=== SOURCE MATERIAL ===
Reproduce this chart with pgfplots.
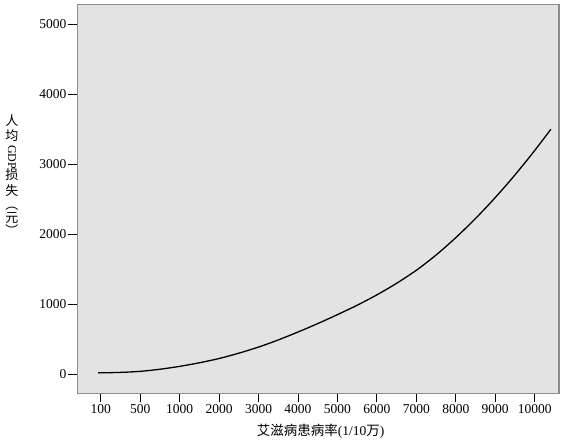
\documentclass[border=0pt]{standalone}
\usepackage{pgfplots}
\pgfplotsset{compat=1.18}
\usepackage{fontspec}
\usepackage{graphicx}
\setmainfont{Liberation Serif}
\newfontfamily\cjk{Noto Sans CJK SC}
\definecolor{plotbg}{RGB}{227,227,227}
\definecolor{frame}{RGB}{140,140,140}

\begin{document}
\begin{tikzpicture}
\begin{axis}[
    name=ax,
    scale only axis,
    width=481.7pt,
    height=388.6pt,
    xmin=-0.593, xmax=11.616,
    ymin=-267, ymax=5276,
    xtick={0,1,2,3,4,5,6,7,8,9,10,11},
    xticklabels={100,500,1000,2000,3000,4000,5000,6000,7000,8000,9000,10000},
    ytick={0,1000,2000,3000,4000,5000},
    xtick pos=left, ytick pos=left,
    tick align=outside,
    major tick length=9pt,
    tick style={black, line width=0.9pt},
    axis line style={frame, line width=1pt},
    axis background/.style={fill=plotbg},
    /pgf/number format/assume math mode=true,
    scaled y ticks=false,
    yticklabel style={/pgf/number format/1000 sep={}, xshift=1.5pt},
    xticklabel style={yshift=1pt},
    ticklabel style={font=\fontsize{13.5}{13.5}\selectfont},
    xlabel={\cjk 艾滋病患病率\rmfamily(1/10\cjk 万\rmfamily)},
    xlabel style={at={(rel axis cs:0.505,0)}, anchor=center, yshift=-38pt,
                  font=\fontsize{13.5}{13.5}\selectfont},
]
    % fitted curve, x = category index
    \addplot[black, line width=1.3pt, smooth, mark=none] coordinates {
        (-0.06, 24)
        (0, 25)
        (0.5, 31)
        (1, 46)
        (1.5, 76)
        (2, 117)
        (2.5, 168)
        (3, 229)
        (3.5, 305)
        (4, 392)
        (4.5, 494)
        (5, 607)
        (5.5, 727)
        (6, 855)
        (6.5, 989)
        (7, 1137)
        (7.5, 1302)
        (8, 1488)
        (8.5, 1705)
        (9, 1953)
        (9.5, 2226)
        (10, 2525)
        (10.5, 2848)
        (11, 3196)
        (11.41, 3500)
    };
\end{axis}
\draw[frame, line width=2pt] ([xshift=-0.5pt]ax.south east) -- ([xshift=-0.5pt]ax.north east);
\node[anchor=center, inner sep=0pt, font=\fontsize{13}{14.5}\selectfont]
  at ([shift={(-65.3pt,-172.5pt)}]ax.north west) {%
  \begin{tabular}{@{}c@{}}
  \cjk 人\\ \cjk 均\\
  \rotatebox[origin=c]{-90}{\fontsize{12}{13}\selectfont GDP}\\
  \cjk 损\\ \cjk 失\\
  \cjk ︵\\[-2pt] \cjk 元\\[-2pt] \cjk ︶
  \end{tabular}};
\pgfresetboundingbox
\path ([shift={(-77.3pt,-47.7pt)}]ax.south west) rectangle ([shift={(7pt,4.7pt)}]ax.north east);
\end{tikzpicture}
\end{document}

=== WRITTEN TASK ===
Repeat the material above word for word and skip every image in it.

=== OUTPUT OF THE EXERCISE ===
Reproduce this chart with pgfplots.
\documentclass[border=0pt]{standalone}
\usepackage{pgfplots}
\pgfplotsset{compat=1.18}
\usepackage{fontspec}
\usepackage{graphicx}
\setmainfont{Liberation Serif}
\newfontfamily\cjk{Noto Sans CJK SC}
\definecolor{plotbg}{RGB}{227,227,227}
\definecolor{frame}{RGB}{140,140,140}

\begin{document}
\begin{tikzpicture}
\begin{axis}[
    name=ax,
    scale only axis,
    width=481.7pt,
    height=388.6pt,
    xmin=-0.593, xmax=11.616,
    ymin=-267, ymax=5276,
    xtick={0,1,2,3,4,5,6,7,8,9,10,11},
    xticklabels={100,500,1000,2000,3000,4000,5000,6000,7000,8000,9000,10000},
    ytick={0,1000,2000,3000,4000,5000},
    xtick pos=left, ytick pos=left,
    tick align=outside,
    major tick length=9pt,
    tick style={black, line width=0.9pt},
    axis line style={frame, line width=1pt},
    axis background/.style={fill=plotbg},
    /pgf/number format/assume math mode=true,
    scaled y ticks=false,
    yticklabel style={/pgf/number format/1000 sep={}, xshift=1.5pt},
    xticklabel style={yshift=1pt},
    ticklabel style={font=\fontsize{13.5}{13.5}\selectfont},
    xlabel={\cjk 艾滋病患病率\rmfamily(1/10\cjk 万\rmfamily)},
    xlabel style={at={(rel axis cs:0.505,0)}, anchor=center, yshift=-38pt,
                  font=\fontsize{13.5}{13.5}\selectfont},
]
    % fitted curve, x = category index
    \addplot[black, line width=1.3pt, smooth, mark=none] coordinates {
        (-0.06, 24)
        (0, 25)
        (0.5, 31)
        (1, 46)
        (1.5, 76)
        (2, 117)
        (2.5, 168)
        (3, 229)
        (3.5, 305)
        (4, 392)
        (4.5, 494)
        (5, 607)
        (5.5, 727)
        (6, 855)
        (6.5, 989)
        (7, 1137)
        (7.5, 1302)
        (8, 1488)
        (8.5, 1705)
        (9, 1953)
        (9.5, 2226)
        (10, 2525)
        (10.5, 2848)
        (11, 3196)
        (11.41, 3500)
    };
\end{axis}
\draw[frame, line width=2pt] ([xshift=-0.5pt]ax.south east) -- ([xshift=-0.5pt]ax.north east);
\node[anchor=center, inner sep=0pt, font=\fontsize{13}{14.5}\selectfont]
  at ([shift={(-65.3pt,-172.5pt)}]ax.north west) {%
  \begin{tabular}{@{}c@{}}
  \cjk 人\\ \cjk 均\\
  \rotatebox[origin=c]{-90}{\fontsize{12}{13}\selectfont GDP}\\
  \cjk 损\\ \cjk 失\\
  \cjk ︵\\[-2pt] \cjk 元\\[-2pt] \cjk ︶
  \end{tabular}};
\pgfresetboundingbox
\path ([shift={(-77.3pt,-47.7pt)}]ax.south west) rectangle ([shift={(7pt,4.7pt)}]ax.north east);
\end{tikzpicture}
\end{document}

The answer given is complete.